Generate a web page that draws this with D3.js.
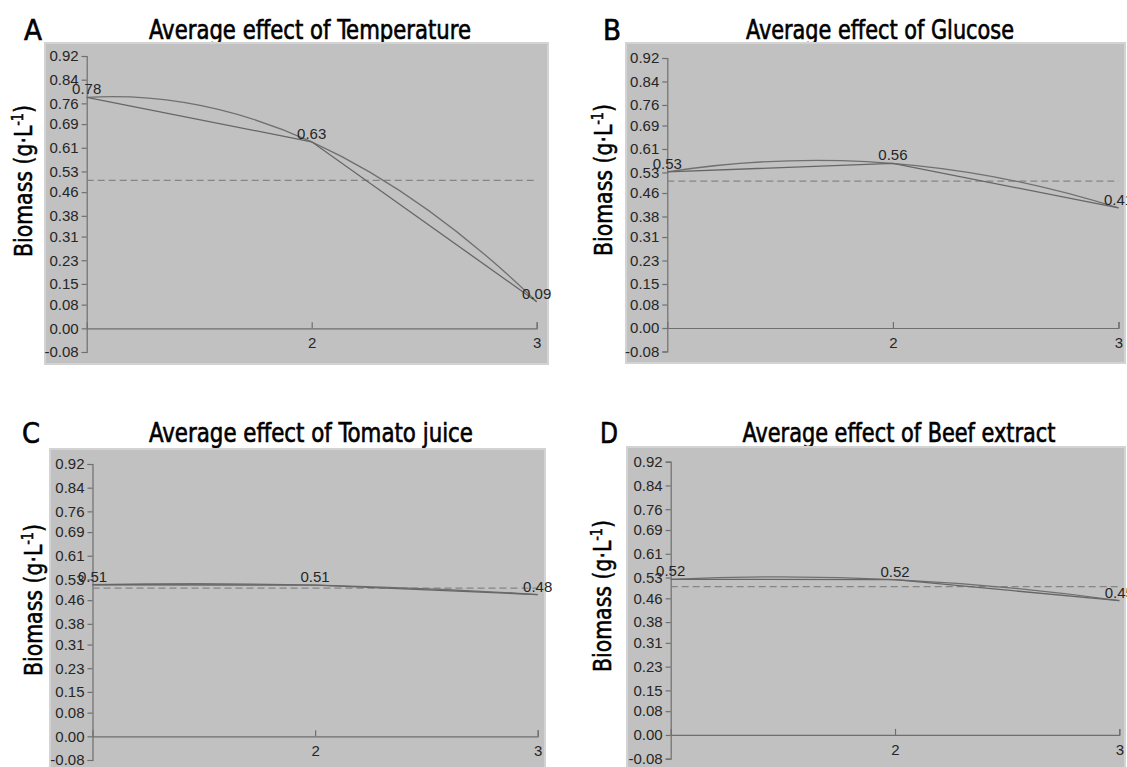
<!DOCTYPE html>
<html>
<head>
<meta charset="utf-8">
<script src="https://cdn.jsdelivr.net/npm/d3@7"></script>
<style>
  body { margin: 0; background: #fff; }
  svg { display: block; }
</style>
</head>
<body>
<div id="chart"></div>
<script>
// data
var letters = ["A", "B", "C", "D"];
var factors = ["Temperature", "Glucose", "Tomato juice", "Beef extract"];
var levels = [1, 2, 3];
var temperature = [0.78, 0.63, 0.09];
var glucose = [0.532, 0.561, 0.409];
var tomatoJuice = [0.512, 0.511, 0.479];
var beefExtract = [0.524, 0.523, 0.452];
var yTickLabels = ["0.92", "0.84", "0.76", "0.69", "0.61", "0.53", "0.46", "0.38", "0.31", "0.23", "0.15", "0.08", "0.00", "-0.08"];
var xTickValues = [2, 3];

var series = [temperature, glucose, tomatoJuice, beefExtract];

function init() {
    var w = 1127;
    var h = 767;

    // panel layout: gray frame, plot extents, title and label anchors
    var layout = [
        { box: [45, 43, 548, 364], x: [86.7, 536.7], y: [56, 352], title: [310, 39, 322], letter: [24, 40], ylab: [24, 181] },
        { box: [626, 43, 1125, 363], x: [667.3, 1118.5], y: [58, 351.5], title: [880, 39, 268], letter: [603, 40], ylab: [604, 180] },
        { box: [50, 449, 545, 775], x: [92.5, 537.7], y: [464, 760], title: [311, 442, 324], letter: [22, 443], ylab: [34, 600] },
        { box: [627, 447, 1125, 775], x: [670.7, 1119.3], y: [461.7, 758.7], title: [899, 442, 313], letter: [600, 443], ylab: [603, 596] }
    ];

    var svg = d3.select("#chart")
        .append("svg")
        .attr("width", w)
        .attr("height", h);

    var fmt = d3.format(".2f");
    var titleFont = "'DejaVu Sans Condensed', 'Liberation Sans Narrow', sans-serif";
    var tickFont = "'Liberation Sans', Arial, sans-serif";

    series.forEach(function(values, i) {
        var L = layout[i];
        var g = svg.append("g").attr("class", "panel");

        g.append("text")
            .attr("x", L.title[0])
            .attr("y", L.title[1])
            .attr("text-anchor", "middle")
            .attr("textLength", L.title[2])
            .attr("lengthAdjust", "spacingAndGlyphs")
            .style("font-family", titleFont)
            .style("font-size", "26px")
            .attr("fill", "#000")
            .attr("stroke", "#000")
            .attr("stroke-width", 0.6)
            .text("Average effect of " + factors[i]);

        g.append("text")
            .attr("x", L.letter[0])
            .attr("y", L.letter[1])
            .attr("textLength", 18)
            .attr("lengthAdjust", "spacingAndGlyphs")
            .style("font-family", titleFont)
            .style("font-size", "28px")
            .attr("fill", "#000")
            .attr("stroke", "#000")
            .attr("stroke-width", 0.6)
            .text(letters[i]);

        g.append("rect")
            .attr("x", L.box[0])
            .attr("y", L.box[1])
            .attr("width", L.box[2] - L.box[0])
            .attr("height", L.box[3] - L.box[1])
            .attr("fill", "#c1c1c1")
            .attr("stroke", "#d3d3d3")
            .attr("stroke-width", 2);

        var ylab = g.append("text")
            .attr("transform", "translate(" + (L.ylab[0] + 8) + "," + L.ylab[1] + ") rotate(-90)")
            .attr("text-anchor", "middle")
            .attr("textLength", 152)
            .attr("lengthAdjust", "spacingAndGlyphs")
            .style("font-family", titleFont)
            .style("font-size", "24px")
            .attr("fill", "#000")
            .attr("stroke", "#000")
            .attr("stroke-width", 0.5);
        ylab.append("tspan").text("Biomass (g\u00b7L");
        ylab.append("tspan").attr("baseline-shift", "super").style("font-size", "15px").text("-1");
        ylab.append("tspan").text(")");

        var xScale = d3.scaleLinear().domain([1, 3]).range(L.x);
        var yScale = d3.scaleLinear().domain([0.92, -0.08]).range(L.y);

        var yAxis = d3.axisLeft(yScale)
            .tickValues(yTickLabels.map(Number))
            .tickFormat(function(d, k) { return yTickLabels[k]; })
            .tickSize(5)
            .tickPadding(3);
        var gy = g.append("g")
            .attr("class", "y axis")
            .attr("transform", "translate(" + L.x[0] + ",0)")
            .call(yAxis);

        var xAxis = d3.axisBottom(xScale)
            .tickValues(xTickValues)
            .tickFormat(d3.format("d"))
            .tickSize(-6)
            .tickPadding(9);
        var gx = g.append("g")
            .attr("class", "x axis")
            .attr("transform", "translate(0," + yScale(0) + ")")
            .call(xAxis);

        [gx, gy].forEach(function(a) {
            a.attr("font-family", tickFont).attr("font-size", 15);
            a.selectAll("text").attr("fill", "#262626");
            a.selectAll("path, line").attr("stroke", "#6f6f6f").attr("stroke-width", 1.2);
        });

        // grand mean reference line
        var mean = d3.mean(values);
        g.append("line")
            .attr("x1", xScale(1))
            .attr("x2", xScale(3))
            .attr("y1", yScale(mean))
            .attr("y2", yScale(mean))
            .attr("stroke", "#858585")
            .attr("stroke-width", 1.2)
            .attr("stroke-dasharray", "7,4");

        var pts = levels.map(function(l, k) { return [xScale(l), yScale(values[k])]; });

        // quadratic trend through the three level means
        var c = [2 * pts[1][0] - (pts[0][0] + pts[2][0]) / 2, 2 * pts[1][1] - (pts[0][1] + pts[2][1]) / 2];
        var p = d3.path();
        p.moveTo(pts[0][0], pts[0][1]);
        p.quadraticCurveTo(c[0], c[1], pts[2][0], pts[2][1]);
        g.append("path")
            .attr("d", p.toString())
            .attr("fill", "none")
            .attr("stroke", "#707070")
            .attr("stroke-width", 1.3);

        var line = d3.line()
            .x(function(d) { return xScale(d); })
            .y(function(d, k) { return yScale(values[k]); });
        g.append("path")
            .datum(levels)
            .attr("d", line)
            .attr("fill", "none")
            .attr("stroke", "#666")
            .attr("stroke-width", 1.3);

        g.selectAll(".val")
            .data(levels)
            .enter()
            .append("text")
            .attr("class", "val")
            .attr("x", function(d) { return xScale(d); })
            .attr("y", function(d, k) { return yScale(values[k]) - 3; })
            .attr("text-anchor", "middle")
            .style("font-family", tickFont)
            .style("font-size", "15px")
            .attr("fill", "#262626")
            .text(function(d, k) { return fmt(values[k]); });
    });
}

window.onload = init;
</script>
</body>
</html>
....................
WHAT THE TASK ASKS: Retype everything in the material word for word, minus pictures.

EXERCISE SOLUTION:
Generate a web page that draws this with D3.js.
<!DOCTYPE html>
<html>
<head>
<meta charset="utf-8">
<script src="https://cdn.jsdelivr.net/npm/d3@7"></script>
<style>
  body { margin: 0; background: #fff; }
  svg { display: block; }
</style>
</head>
<body>
<div id="chart"></div>
<script>
// data
var letters = ["A", "B", "C", "D"];
var factors = ["Temperature", "Glucose", "Tomato juice", "Beef extract"];
var levels = [1, 2, 3];
var temperature = [0.78, 0.63, 0.09];
var glucose = [0.532, 0.561, 0.409];
var tomatoJuice = [0.512, 0.511, 0.479];
var beefExtract = [0.524, 0.523, 0.452];
var yTickLabels = ["0.92", "0.84", "0.76", "0.69", "0.61", "0.53", "0.46", "0.38", "0.31", "0.23", "0.15", "0.08", "0.00", "-0.08"];
var xTickValues = [2, 3];

var series = [temperature, glucose, tomatoJuice, beefExtract];

function init() {
    var w = 1127;
    var h = 767;

    // panel layout: gray frame, plot extents, title and label anchors
    var layout = [
        { box: [45, 43, 548, 364], x: [86.7, 536.7], y: [56, 352], title: [310, 39, 322], letter: [24, 40], ylab: [24, 181] },
        { box: [626, 43, 1125, 363], x: [667.3, 1118.5], y: [58, 351.5], title: [880, 39, 268], letter: [603, 40], ylab: [604, 180] },
        { box: [50, 449, 545, 775], x: [92.5, 537.7], y: [464, 760], title: [311, 442, 324], letter: [22, 443], ylab: [34, 600] },
        { box: [627, 447, 1125, 775], x: [670.7, 1119.3], y: [461.7, 758.7], title: [899, 442, 313], letter: [600, 443], ylab: [603, 596] }
    ];

    var svg = d3.select("#chart")
        .append("svg")
        .attr("width", w)
        .attr("height", h);

    var fmt = d3.format(".2f");
    var titleFont = "'DejaVu Sans Condensed', 'Liberation Sans Narrow', sans-serif";
    var tickFont = "'Liberation Sans', Arial, sans-serif";

    series.forEach(function(values, i) {
        var L = layout[i];
        var g = svg.append("g").attr("class", "panel");

        g.append("text")
            .attr("x", L.title[0])
            .attr("y", L.title[1])
            .attr("text-anchor", "middle")
            .attr("textLength", L.title[2])
            .attr("lengthAdjust", "spacingAndGlyphs")
            .style("font-family", titleFont)
            .style("font-size", "26px")
            .attr("fill", "#000")
            .attr("stroke", "#000")
            .attr("stroke-width", 0.6)
            .text("Average effect of " + factors[i]);

        g.append("text")
            .attr("x", L.letter[0])
            .attr("y", L.letter[1])
            .attr("textLength", 18)
            .attr("lengthAdjust", "spacingAndGlyphs")
            .style("font-family", titleFont)
            .style("font-size", "28px")
            .attr("fill", "#000")
            .attr("stroke", "#000")
            .attr("stroke-width", 0.6)
            .text(letters[i]);

        g.append("rect")
            .attr("x", L.box[0])
            .attr("y", L.box[1])
            .attr("width", L.box[2] - L.box[0])
            .attr("height", L.box[3] - L.box[1])
            .attr("fill", "#c1c1c1")
            .attr("stroke", "#d3d3d3")
            .attr("stroke-width", 2);

        var ylab = g.append("text")
            .attr("transform", "translate(" + (L.ylab[0] + 8) + "," + L.ylab[1] + ") rotate(-90)")
            .attr("text-anchor", "middle")
            .attr("textLength", 152)
            .attr("lengthAdjust", "spacingAndGlyphs")
            .style("font-family", titleFont)
            .style("font-size", "24px")
            .attr("fill", "#000")
            .attr("stroke", "#000")
            .attr("stroke-width", 0.5);
        ylab.append("tspan").text("Biomass (g\u00b7L");
        ylab.append("tspan").attr("baseline-shift", "super").style("font-size", "15px").text("-1");
        ylab.append("tspan").text(")");

        var xScale = d3.scaleLinear().domain([1, 3]).range(L.x);
        var yScale = d3.scaleLinear().domain([0.92, -0.08]).range(L.y);

        var yAxis = d3.axisLeft(yScale)
            .tickValues(yTickLabels.map(Number))
            .tickFormat(function(d, k) { return yTickLabels[k]; })
            .tickSize(5)
            .tickPadding(3);
        var gy = g.append("g")
            .attr("class", "y axis")
            .attr("transform", "translate(" + L.x[0] + ",0)")
            .call(yAxis);

        var xAxis = d3.axisBottom(xScale)
            .tickValues(xTickValues)
            .tickFormat(d3.format("d"))
            .tickSize(-6)
            .tickPadding(9);
        var gx = g.append("g")
            .attr("class", "x axis")
            .attr("transform", "translate(0," + yScale(0) + ")")
            .call(xAxis);

        [gx, gy].forEach(function(a) {
            a.attr("font-family", tickFont).attr("font-size", 15);
            a.selectAll("text").attr("fill", "#262626");
            a.selectAll("path, line").attr("stroke", "#6f6f6f").attr("stroke-width", 1.2);
        });

        // grand mean reference line
        var mean = d3.mean(values);
        g.append("line")
            .attr("x1", xScale(1))
            .attr("x2", xScale(3))
            .attr("y1", yScale(mean))
            .attr("y2", yScale(mean))
            .attr("stroke", "#858585")
            .attr("stroke-width", 1.2)
            .attr("stroke-dasharray", "7,4");

        var pts = levels.map(function(l, k) { return [xScale(l), yScale(values[k])]; });

        // quadratic trend through the three level means
        var c = [2 * pts[1][0] - (pts[0][0] + pts[2][0]) / 2, 2 * pts[1][1] - (pts[0][1] + pts[2][1]) / 2];
        var p = d3.path();
        p.moveTo(pts[0][0], pts[0][1]);
        p.quadraticCurveTo(c[0], c[1], pts[2][0], pts[2][1]);
        g.append("path")
            .attr("d", p.toString())
            .attr("fill", "none")
            .attr("stroke", "#707070")
            .attr("stroke-width", 1.3);

        var line = d3.line()
            .x(function(d) { return xScale(d); })
            .y(function(d, k) { return yScale(values[k]); });
        g.append("path")
            .datum(levels)
            .attr("d", line)
            .attr("fill", "none")
            .attr("stroke", "#666")
            .attr("stroke-width", 1.3);

        g.selectAll(".val")
            .data(levels)
            .enter()
            .append("text")
            .attr("class", "val")
            .attr("x", function(d) { return xScale(d); })
            .attr("y", function(d, k) { return yScale(values[k]) - 3; })
            .attr("text-anchor", "middle")
            .style("font-family", tickFont)
            .style("font-size", "15px")
            .attr("fill", "#262626")
            .text(function(d, k) { return fmt(values[k]); });
    });
}

window.onload = init;
</script>
</body>
</html>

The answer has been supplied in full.